§ Given material
_ _ _ _ _ _ _

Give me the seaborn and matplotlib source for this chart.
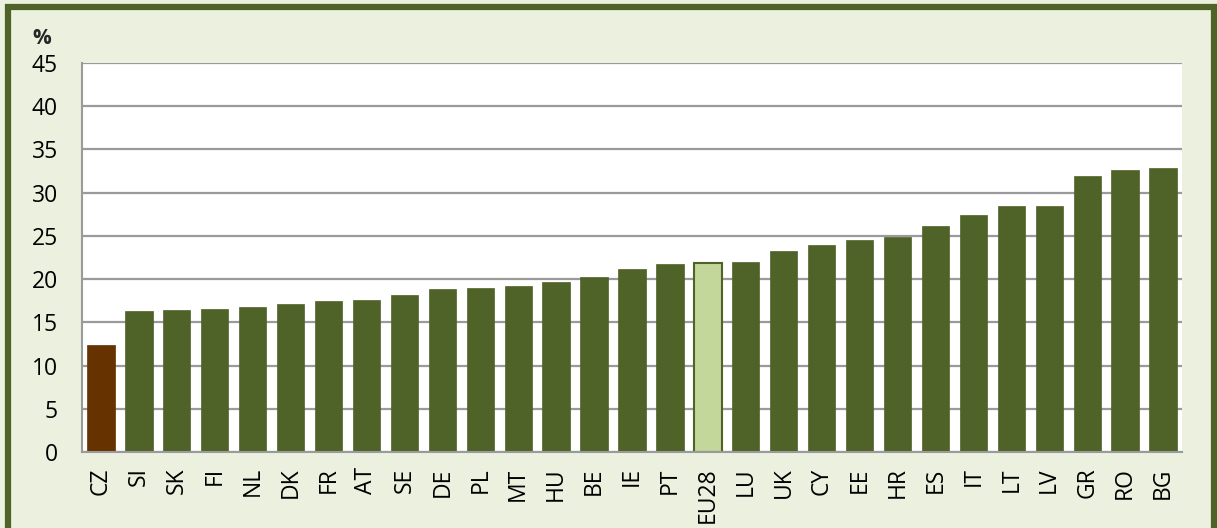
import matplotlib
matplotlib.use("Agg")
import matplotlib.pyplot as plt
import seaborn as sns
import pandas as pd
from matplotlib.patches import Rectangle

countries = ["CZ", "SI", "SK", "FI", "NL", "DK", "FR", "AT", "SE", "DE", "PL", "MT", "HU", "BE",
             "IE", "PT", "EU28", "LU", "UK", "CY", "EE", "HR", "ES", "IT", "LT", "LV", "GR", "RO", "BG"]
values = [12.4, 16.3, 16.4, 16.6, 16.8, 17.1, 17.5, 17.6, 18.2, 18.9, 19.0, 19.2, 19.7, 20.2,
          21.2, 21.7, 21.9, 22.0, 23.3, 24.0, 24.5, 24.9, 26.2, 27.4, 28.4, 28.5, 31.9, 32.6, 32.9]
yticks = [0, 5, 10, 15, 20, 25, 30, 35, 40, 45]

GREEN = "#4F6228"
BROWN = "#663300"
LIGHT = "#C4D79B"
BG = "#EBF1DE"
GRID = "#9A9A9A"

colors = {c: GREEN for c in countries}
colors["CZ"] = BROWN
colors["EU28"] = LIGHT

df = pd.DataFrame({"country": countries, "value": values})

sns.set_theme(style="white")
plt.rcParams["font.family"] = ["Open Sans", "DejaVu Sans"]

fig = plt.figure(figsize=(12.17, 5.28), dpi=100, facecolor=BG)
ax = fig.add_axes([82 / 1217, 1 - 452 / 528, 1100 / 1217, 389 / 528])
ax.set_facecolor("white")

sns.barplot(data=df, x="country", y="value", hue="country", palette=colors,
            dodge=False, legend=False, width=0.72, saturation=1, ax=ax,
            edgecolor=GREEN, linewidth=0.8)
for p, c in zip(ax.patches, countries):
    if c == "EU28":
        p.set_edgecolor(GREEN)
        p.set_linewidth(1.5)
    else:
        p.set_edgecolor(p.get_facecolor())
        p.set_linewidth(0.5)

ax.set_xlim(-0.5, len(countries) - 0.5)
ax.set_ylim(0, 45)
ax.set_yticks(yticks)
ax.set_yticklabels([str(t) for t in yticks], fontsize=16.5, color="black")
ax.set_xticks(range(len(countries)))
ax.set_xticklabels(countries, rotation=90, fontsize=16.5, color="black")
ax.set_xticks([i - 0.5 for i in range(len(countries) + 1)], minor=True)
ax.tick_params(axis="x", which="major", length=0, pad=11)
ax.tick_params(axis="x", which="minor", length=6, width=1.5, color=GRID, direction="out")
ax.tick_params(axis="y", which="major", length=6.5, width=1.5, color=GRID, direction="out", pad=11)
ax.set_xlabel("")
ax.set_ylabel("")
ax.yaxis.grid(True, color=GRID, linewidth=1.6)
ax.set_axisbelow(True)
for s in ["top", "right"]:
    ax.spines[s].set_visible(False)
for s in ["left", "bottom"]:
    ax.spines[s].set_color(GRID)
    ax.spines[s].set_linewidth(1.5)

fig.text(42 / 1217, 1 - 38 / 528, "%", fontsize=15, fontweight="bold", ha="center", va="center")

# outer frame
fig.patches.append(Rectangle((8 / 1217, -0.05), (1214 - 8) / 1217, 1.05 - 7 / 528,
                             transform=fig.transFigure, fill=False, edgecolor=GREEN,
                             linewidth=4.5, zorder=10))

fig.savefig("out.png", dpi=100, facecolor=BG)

_ _ _ _ _ _ _

Find the lines holding "matplotlib" and list every one.

Give me the seaborn and matplotlib source for this chart.
import matplotlib
matplotlib.use("Agg")
import matplotlib.pyplot as plt
from matplotlib.patches import Rectangle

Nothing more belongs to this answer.